From the Union School and parking lot, more than 7 miles (11 km) of trails fan out. Local hikers will find the largest trees in the Salt Creek bottoms, including the largest tree in the park, a silver maple. The 1.3-mile (2.1 km) Schoolhouse Trail accesses a restored tallgrass prairie which provides habitat for more than 30 different species of butterflies. More than 80 birdhouses are maintained to provide homes for bluebirds.

The spring-fed Weldon Spring Lake is managed for largemouth bass and channel catfish, with panfish also present. There is a power limit on the lake, with gasoline-powered motors not allowed.
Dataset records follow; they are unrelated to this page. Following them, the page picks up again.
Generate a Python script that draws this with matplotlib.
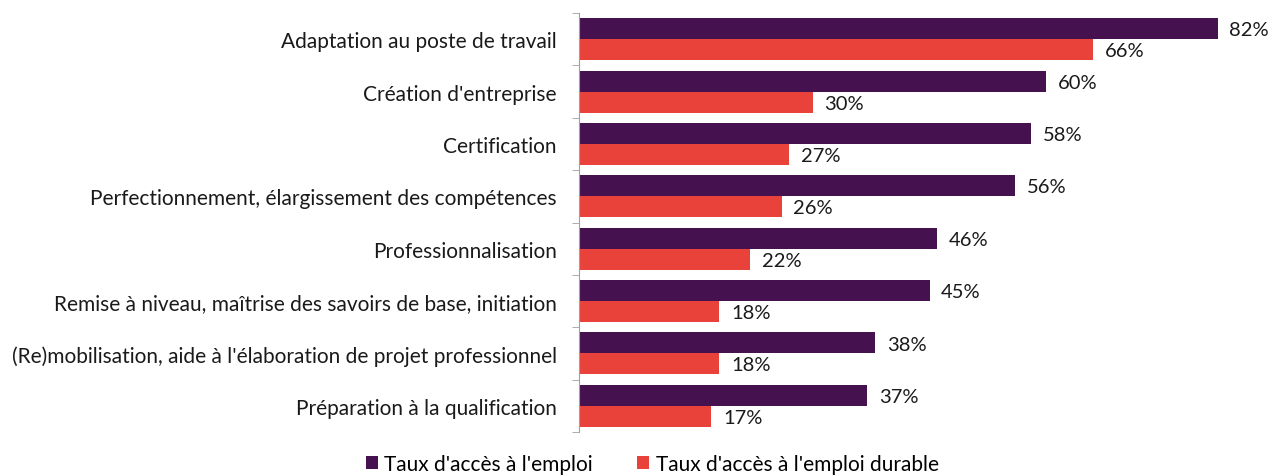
import matplotlib.pyplot as plt
import numpy as np

plt.rcParams['font.family'] = ['Lato', 'DejaVu Sans']

categories = ["Adaptation au poste de travail",
              "Création d'entreprise",
              "Certification",
              "Perfectionnement, élargissement des compétences",
              "Professionnalisation",
              "Remise à niveau, maîtrise des savoirs de base, initiation",
              "(Re)mobilisation, aide à l'élaboration de projet professionnel",
              "Préparation à la qualification"]
acces_emploi = [82, 60, 58, 56, 46, 45, 38, 37]
acces_durable = [66, 30, 27, 26, 22, 18, 18, 17]
series_names = ["Taux d'accès à l'emploi", "Taux d'accès à l'emploi durable"]

purple = '#46114f'
red = '#e8423b'

fig = plt.figure(figsize=(12.71, 4.77), dpi=100)
ax = fig.add_axes([579 / 1271, 1 - 433 / 477, 692 / 1271, 419 / 477])

n = len(categories)
y = np.arange(n)
h = 0.4
b1 = ax.barh(y - h / 2, acces_emploi, height=h, color=purple, label=series_names[0])
b2 = ax.barh(y + h / 2, acces_durable, height=h, color=red, label=series_names[1])

for bars, vals in ((b1, acces_emploi), (b2, acces_durable)):
    for bar, v in zip(bars, vals):
        ax.text(bar.get_width() + 1.5, bar.get_y() + bar.get_height() / 2 + 0.02, f"{v}%",
                va='center', ha='left', fontsize=14.5, color='#1a1a1a')

ax.set_xlim(0, 692 / 7.79)
ax.set_ylim(n - 0.5, -0.5)
ax.set_yticks(y)
ax.set_yticklabels(categories, fontsize=15, color='#1a1a1a')
ax.set_yticks(np.arange(n + 1) - 0.5, minor=True)
ax.tick_params(axis='y', which='major', length=0, pad=16)
ax.tick_params(axis='y', which='minor', length=5, color='#a0a0a0')
ax.set_xticks([])
for s in ['top', 'right', 'bottom']:
    ax.spines[s].set_visible(False)
ax.spines['left'].set_color('#a0a0a0')

fig.legend(handles=[b1, b2], loc='lower left', bbox_to_anchor=(347 / 1271, -0.035),
           ncol=2, frameon=False, fontsize=15, handlelength=0.6, handleheight=0.6,
           handletextpad=0.3, columnspacing=2.1)

fig.savefig('out.png', dpi=100)
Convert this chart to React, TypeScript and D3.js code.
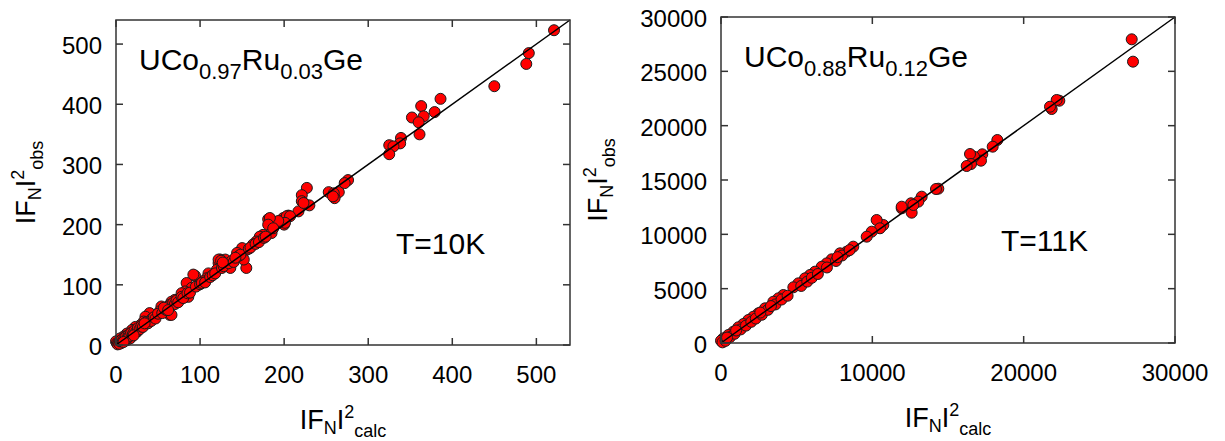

The campgrounds and amphitheaters used during the spring complex's Chautauqua days continue in readiness for use.

===2008-2009 temporary shutdown===
Weldon Springs State Park was one of eleven state parks slated to close indefinitely on November 1, 2008, due to budget cuts by then-Illinois Governor Rod Blagojevich. After delay, which restored funding for some of the parks, a proposal to close seven state parks and a dozen state historic sites, including Weldon Springs, went ahead on November 30, 2008. After the impeachment of Illinois Governor Blagojevich, new governor Pat Quinn reopened the closed state parks in February 2009.

==Piatt County Unit / Upper Sangamon River Land and Water Reserve==
A disjunct area of the State Park, the Piatt County Unit, comprises two parcels of land in the county of the same name, and is adjacent to Allerton Park, a portion of which is designated as a National Natural Landmark. The parcels protect 770 acres of land along 2.3 miles of the Sangamon River; the majority of this area is designated as a Land and Water Reserve by the Illinois Nature Preserves Commission. Upland and bottomland forests contain silver maples, cottonwood, sycamore, and black walnut trees. The site is open to hunting, hiking, and nature observation.